The New Choices, Big Decisions research also highlighted the importance of the State Pension to those with private retirement savings, with some of those who took part in the study admitting they had to appreciate its importance, having originally dismissed it as a ‘pittance’.

Phil Brown, director of policy at People’s Partnership, provider of The People’s Pension to more than 6.5 million people, said: “The fact that an increasing number of early retirees are returning to the workplace suggests that some have realised that their pension savings won’t stretch as far as they had hoped. It’s a reminder of how important retirement planning is and that so many savers need support when it comes to how they access their pension pot.

“The research also shows us how important the State Pension is to so many retirees, some of whom had previously assumed that it wouldn’t provide them with enough income. In reality, the State Pension makes up a significant proportion of retirement income for those with a private pension.”

Alistair Byrne, head of retirement strategy at State Street Global Advisors, commented: “This wave of research takes place in a very different economic environment, with a cost of living crisis created by high inflation and markedly higher interest rates forcing retirees to rethink their approach. The results reinforce our view that for many people, a guided retirement income product that provides flexible access to the pot in the early years of retirement, along with a stable, guaranteed-for-life income in the later years, will be a valuable approach.”
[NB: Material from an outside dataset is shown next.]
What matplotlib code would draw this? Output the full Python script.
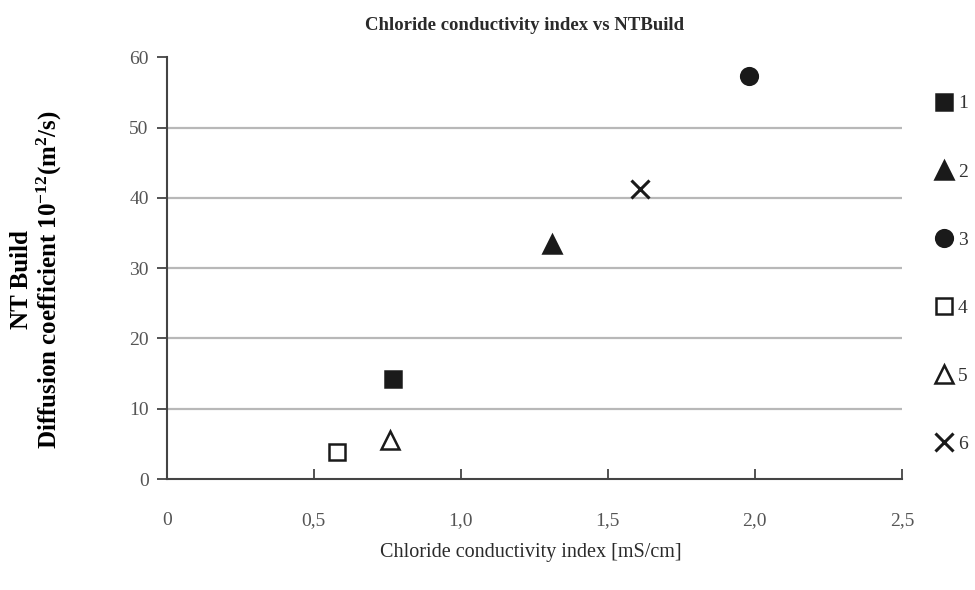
import matplotlib
matplotlib.use("Agg")
import matplotlib.pyplot as plt

plt.rcParams['font.family'] = ['Liberation Serif', 'DejaVu Serif']
plt.rcParams['mathtext.fontset'] = 'custom'
plt.rcParams['mathtext.rm'] = 'Liberation Serif:bold'
plt.rcParams['mathtext.default'] = 'rm'

# chloride conductivity index [mS/cm] and NT Build diffusion coefficient per mix
labels = ['1', '2', '3', '4', '5', '6']
cci = [0.77, 1.31, 1.98, 0.58, 0.76, 1.61]
dnt = [14.3, 33.5, 57.3, 3.9, 5.5, 41.3]

markers = ['s', '^', 'o', 's', '^', 'x']
filled = [True, True, True, False, False, True]
sizes = [11, 13, 12, 11, 13, 13]

xticks = [0, 0.5, 1.0, 1.5, 2.0, 2.5]
xtick_labels = ['0', '0,5', '1,0', '1,5', '2,0', '2,5']
yticks = [0, 10, 20, 30, 40, 50, 60]

fig = plt.figure(figsize=(9.75, 5.9), dpi=100)
ax = fig.add_axes([0.171, 0.188, 0.754, 0.715])

handles = []
for lab, x, y, m, f, s in zip(labels, cci, dnt, markers, filled, sizes):
    face = '#1a1a1a' if f else 'white'
    mew = 2.2 if m == 'x' else 1.8
    h, = ax.plot(x, y, linestyle='none', marker=m, markersize=s,
                 markerfacecolor=face, markeredgecolor='#1a1a1a',
                 markeredgewidth=mew, label=lab, zorder=3)
    handles.append(h)

ax.set_xlim(0, 2.5)
ax.set_ylim(0, 60)
ax.set_xticks(xticks)
ax.set_xticklabels(xtick_labels)
ax.set_yticks(yticks)

for g in yticks[1:-1]:
    ax.axhline(g, color='#b8b8b8', linewidth=1.6, zorder=1)

for side in ['top', 'right']:
    ax.spines[side].set_visible(False)
for side in ['left', 'bottom']:
    ax.spines[side].set_color('#444444')
    ax.spines[side].set_linewidth(1.5)

ax.tick_params(axis='both', colors='#444444', labelcolor='#555555',
               labelsize=14, length=7, width=1.3)
ax.tick_params(axis='x', direction='in', pad=24)
ax.tick_params(axis='y', direction='out', pad=6)

fig.text(525 / 975, 1 - 25 / 590, 'Chloride conductivity index vs NTBuild',
         ha='center', va='center', fontsize=13.5, fontweight='bold', color='#2a2a2a')
fig.text(531 / 975, 1 - 553 / 590, 'Chloride conductivity index [mS/cm]',
         ha='center', va='center', fontsize=14.5, color='#2a2a2a')
fig.text(37 / 975, 1 - 280 / 590,
         'NT Build\nDiffusion coefficient 10$^{-12}$(m$^{2}$/s)',
         ha='center', va='center', rotation=90, fontsize=18, fontweight='bold',
         linespacing=1.1, color='black')

fig.legend(handles=handles, loc='upper left', bbox_to_anchor=(925 / 975, 1 - 87 / 590),
           frameon=False, fontsize=14, labelspacing=2.6, handletextpad=0.1,
           handlelength=1.2, borderaxespad=0, labelcolor='#333333')

fig.savefig('out.png', dpi=100)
Previously published findings from the study revealed that retirees still aren’t considering the impact that inflation has on their pension savings. The report recommends that stress testing planning tools offered by financial service providers should provide a greater focus on inflation protection. It also says that pension providers should look to strengthen the information they provide on inflation in their customer information and education resources.